To say that there are "not negotiable" principles is to say that there is a "litmus test" as well as a "Catholic voting formula" applicable in all but extreme circumstances to prevent an evil proportionally worse than the evil of abortion.

The guide also charges that pro-life candidates and office-holders "do not produce results," but conscientious voters need to ask why that is. One obvious reason is because pro-choice legislators, executives and particularly judges have repeatedly thwarted the incremental progress pro-lifers have achieved. Abortions would be far fewer if those who claim to be "personally opposed" to abortion would act that way.

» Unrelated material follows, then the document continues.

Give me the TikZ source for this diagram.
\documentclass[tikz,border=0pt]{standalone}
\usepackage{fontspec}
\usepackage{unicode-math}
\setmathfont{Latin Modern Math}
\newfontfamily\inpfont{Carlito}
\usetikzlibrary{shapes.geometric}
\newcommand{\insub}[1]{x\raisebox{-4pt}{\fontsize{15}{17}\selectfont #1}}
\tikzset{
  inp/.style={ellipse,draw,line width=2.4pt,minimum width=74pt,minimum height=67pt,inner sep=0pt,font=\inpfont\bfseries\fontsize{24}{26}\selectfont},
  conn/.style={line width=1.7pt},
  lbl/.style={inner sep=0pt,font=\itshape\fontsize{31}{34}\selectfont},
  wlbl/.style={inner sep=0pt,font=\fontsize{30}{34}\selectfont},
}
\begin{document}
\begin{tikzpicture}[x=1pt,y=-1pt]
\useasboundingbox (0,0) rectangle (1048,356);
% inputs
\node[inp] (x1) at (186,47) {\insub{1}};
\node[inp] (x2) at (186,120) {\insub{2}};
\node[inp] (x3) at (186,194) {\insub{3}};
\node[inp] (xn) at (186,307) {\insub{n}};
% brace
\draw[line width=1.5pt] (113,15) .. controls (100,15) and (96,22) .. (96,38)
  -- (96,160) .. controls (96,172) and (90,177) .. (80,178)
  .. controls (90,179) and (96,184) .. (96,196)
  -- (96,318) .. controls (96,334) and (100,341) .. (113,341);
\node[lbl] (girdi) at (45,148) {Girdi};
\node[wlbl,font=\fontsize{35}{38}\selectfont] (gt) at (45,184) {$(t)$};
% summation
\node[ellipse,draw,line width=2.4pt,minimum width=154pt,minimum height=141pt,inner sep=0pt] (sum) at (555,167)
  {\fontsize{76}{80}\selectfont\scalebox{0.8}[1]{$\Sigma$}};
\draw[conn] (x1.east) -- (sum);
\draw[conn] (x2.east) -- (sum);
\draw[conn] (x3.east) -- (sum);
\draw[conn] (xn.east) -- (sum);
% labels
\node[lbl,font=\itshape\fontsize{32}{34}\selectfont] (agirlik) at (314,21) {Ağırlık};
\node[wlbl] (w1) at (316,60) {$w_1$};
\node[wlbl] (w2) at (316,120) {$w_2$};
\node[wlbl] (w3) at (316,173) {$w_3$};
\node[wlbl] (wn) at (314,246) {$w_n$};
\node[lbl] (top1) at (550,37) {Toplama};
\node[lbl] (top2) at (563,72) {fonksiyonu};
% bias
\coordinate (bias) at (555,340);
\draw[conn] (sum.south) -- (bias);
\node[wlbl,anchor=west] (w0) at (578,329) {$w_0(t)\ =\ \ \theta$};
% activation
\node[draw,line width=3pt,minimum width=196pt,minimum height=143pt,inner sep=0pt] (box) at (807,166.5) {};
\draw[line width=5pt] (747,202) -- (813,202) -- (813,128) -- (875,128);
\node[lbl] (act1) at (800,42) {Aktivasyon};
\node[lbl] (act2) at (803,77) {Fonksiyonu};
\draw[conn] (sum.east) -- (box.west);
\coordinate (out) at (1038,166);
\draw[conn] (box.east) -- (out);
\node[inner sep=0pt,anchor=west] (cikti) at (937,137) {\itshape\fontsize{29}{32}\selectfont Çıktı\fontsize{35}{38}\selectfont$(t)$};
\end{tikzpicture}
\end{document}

Lastly, the guide attempts to downplay the evil of a pro-choice position by saying that pro-choice candidates may be better in allocating tax dollars to favor pre-natal, family, or other social programs and opposing the death penalty and the war. Pope John Paul II effectively answered this kind of argument in his beautiful 1988 document on the laity, Christifideles Laici: "The common outcry, which is justly made on behalf of human rights — for example, the right to health, to home, to work, to family, to culture — is false and illusory if the right to life, the most basic and fundamental right and the condition for all other personal rights, is not defended with maximum determination."

Christ said in the Gospel that there are "false prophets" and "blind guides." These terms can be justly predicated, respectively, of Catholics in Alliance for the Common Good and the Voters' Guide they produced.


Father Roger J. Landry is pastor of St. Anthony of Padua in New Bedford, MA and Executive Editor of The Anchor, the weekly newspaper of the Diocese of Fall River.